[Directions for this task]: Only the lines holding the string "that" are needed. Copy each one.

+++ Exercise data +++

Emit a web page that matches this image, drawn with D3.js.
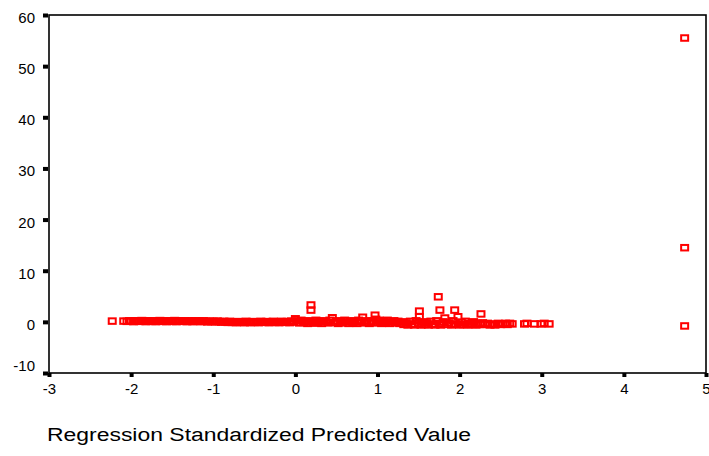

+++
+++ Exercise data +++

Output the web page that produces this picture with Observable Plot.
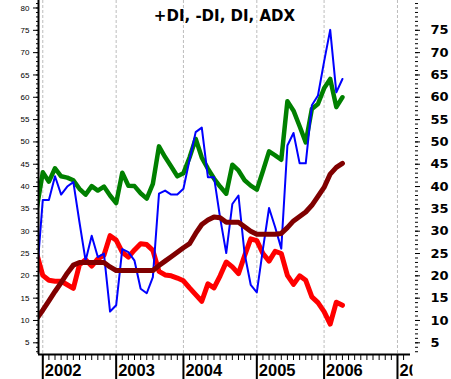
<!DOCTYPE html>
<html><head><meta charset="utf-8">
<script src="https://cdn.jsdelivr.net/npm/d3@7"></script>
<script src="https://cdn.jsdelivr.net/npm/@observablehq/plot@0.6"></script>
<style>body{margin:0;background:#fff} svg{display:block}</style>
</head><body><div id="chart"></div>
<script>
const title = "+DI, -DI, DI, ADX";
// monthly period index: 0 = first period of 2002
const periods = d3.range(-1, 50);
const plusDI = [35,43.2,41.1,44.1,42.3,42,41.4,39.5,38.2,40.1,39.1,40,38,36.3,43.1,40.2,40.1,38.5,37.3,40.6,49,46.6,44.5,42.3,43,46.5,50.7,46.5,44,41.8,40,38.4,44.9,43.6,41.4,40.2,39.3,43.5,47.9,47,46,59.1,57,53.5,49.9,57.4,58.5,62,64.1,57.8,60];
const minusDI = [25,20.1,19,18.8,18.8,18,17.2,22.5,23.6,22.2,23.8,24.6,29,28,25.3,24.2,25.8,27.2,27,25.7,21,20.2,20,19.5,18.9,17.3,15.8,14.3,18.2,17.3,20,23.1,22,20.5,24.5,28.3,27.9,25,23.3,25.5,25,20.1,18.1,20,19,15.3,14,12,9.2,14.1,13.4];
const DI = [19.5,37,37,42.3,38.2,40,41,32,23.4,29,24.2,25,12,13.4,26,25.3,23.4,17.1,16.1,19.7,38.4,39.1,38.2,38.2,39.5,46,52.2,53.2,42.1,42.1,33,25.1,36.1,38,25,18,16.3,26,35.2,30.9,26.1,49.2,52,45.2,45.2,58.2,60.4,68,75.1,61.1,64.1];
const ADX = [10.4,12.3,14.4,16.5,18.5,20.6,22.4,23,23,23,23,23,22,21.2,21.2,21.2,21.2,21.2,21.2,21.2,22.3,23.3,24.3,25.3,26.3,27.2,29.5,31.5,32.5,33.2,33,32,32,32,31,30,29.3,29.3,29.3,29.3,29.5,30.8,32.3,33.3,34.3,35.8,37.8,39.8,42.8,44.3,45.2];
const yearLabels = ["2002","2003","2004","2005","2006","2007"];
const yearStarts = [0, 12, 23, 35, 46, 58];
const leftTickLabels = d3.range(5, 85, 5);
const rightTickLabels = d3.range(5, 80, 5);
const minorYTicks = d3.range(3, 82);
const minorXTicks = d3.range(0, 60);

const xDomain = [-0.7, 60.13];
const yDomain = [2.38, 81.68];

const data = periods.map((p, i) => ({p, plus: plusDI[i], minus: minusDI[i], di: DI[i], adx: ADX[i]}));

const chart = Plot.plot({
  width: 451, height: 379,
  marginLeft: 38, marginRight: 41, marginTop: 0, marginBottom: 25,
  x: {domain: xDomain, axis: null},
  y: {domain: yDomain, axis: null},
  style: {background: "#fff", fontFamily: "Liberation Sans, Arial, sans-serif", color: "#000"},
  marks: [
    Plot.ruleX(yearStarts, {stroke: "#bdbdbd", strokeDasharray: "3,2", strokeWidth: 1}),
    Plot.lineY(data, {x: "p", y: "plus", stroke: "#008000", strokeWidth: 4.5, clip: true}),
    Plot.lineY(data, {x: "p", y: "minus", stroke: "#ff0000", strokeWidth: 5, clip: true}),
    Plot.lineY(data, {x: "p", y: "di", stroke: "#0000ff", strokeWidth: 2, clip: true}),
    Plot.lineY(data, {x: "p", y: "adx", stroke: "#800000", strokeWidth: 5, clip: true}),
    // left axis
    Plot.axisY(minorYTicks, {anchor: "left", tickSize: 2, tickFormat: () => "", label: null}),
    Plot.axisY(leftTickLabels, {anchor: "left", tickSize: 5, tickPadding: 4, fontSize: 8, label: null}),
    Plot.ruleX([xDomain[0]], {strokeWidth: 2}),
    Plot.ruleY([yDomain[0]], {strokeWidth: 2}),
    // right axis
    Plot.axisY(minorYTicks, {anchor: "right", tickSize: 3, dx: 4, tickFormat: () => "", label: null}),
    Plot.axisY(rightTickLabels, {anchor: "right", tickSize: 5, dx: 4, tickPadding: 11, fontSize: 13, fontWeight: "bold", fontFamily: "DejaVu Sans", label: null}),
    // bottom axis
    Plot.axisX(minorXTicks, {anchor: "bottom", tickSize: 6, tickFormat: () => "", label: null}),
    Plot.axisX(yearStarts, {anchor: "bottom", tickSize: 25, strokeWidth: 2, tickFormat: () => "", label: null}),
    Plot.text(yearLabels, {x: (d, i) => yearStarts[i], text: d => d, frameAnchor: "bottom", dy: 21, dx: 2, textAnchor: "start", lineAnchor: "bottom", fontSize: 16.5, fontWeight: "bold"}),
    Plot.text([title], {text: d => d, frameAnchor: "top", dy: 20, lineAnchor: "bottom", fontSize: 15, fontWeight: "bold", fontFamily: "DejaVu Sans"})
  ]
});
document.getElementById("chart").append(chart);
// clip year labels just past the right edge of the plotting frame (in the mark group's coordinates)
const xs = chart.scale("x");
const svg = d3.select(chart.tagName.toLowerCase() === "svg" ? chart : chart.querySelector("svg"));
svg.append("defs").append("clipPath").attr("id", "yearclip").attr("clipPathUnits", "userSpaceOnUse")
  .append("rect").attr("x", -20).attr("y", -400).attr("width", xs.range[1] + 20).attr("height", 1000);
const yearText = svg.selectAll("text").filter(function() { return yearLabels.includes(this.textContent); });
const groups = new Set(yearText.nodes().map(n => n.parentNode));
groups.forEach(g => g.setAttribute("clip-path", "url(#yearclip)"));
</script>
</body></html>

+++
+++ Exercise data +++

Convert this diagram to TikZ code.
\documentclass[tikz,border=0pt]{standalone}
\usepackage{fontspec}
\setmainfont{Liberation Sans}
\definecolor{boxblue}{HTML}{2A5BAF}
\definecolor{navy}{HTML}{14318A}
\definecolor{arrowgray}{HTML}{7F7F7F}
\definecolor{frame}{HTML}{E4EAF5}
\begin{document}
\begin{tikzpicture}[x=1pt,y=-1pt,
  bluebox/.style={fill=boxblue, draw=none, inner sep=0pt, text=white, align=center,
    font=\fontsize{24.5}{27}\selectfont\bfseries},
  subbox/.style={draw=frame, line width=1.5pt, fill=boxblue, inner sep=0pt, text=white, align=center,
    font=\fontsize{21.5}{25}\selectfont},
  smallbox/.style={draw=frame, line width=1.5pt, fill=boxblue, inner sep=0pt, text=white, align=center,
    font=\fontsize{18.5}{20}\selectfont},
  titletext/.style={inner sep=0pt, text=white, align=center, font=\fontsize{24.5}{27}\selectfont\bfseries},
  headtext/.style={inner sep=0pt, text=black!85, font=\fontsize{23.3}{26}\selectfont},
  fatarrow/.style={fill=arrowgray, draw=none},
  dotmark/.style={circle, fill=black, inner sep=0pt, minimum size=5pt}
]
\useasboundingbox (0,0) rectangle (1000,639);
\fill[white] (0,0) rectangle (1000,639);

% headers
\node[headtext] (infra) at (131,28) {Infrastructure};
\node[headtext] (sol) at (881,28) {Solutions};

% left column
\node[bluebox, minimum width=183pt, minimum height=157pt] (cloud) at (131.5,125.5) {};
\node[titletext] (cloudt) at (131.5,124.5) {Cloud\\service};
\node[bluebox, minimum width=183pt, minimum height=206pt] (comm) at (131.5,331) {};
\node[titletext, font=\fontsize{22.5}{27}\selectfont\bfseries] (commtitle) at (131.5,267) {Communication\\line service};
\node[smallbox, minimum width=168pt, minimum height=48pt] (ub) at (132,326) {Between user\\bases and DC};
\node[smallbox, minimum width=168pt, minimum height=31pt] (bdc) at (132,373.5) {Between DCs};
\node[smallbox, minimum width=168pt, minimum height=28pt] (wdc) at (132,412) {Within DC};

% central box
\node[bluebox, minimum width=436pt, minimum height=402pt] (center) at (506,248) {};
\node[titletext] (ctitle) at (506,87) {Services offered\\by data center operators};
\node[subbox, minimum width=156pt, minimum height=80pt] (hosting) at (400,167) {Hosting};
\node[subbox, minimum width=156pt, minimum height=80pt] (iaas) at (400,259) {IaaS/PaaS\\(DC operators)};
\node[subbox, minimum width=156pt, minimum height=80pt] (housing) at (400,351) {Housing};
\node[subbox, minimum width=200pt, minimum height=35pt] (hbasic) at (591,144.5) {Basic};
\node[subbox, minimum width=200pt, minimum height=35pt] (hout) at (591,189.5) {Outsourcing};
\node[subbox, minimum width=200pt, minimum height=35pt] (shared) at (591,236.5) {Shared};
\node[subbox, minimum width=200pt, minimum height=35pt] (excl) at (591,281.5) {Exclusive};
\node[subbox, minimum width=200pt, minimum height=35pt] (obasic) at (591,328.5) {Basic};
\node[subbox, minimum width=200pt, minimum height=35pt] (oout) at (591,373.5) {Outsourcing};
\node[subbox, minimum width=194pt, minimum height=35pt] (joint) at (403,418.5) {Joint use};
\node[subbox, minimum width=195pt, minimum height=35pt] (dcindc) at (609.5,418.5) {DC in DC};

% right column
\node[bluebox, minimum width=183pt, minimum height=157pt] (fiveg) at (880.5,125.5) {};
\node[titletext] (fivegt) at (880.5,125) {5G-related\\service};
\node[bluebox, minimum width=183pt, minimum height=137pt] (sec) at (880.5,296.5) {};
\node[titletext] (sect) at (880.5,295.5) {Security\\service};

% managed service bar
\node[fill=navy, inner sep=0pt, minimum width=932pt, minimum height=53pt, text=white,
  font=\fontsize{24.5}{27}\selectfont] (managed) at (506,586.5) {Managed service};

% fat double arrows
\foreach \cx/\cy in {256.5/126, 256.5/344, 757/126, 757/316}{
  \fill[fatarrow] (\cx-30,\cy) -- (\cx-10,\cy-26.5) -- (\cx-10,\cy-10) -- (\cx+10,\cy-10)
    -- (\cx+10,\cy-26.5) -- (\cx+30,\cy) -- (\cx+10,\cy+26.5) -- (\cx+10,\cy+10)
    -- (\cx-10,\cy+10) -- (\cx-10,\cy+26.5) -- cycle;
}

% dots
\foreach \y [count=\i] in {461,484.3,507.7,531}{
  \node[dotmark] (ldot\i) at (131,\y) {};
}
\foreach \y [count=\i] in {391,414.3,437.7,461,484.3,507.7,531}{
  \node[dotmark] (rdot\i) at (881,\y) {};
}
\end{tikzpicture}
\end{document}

+++

[Task output]:
Emit a web page that matches this image, drawn with D3.js.
Output the web page that produces this picture with Observable Plot.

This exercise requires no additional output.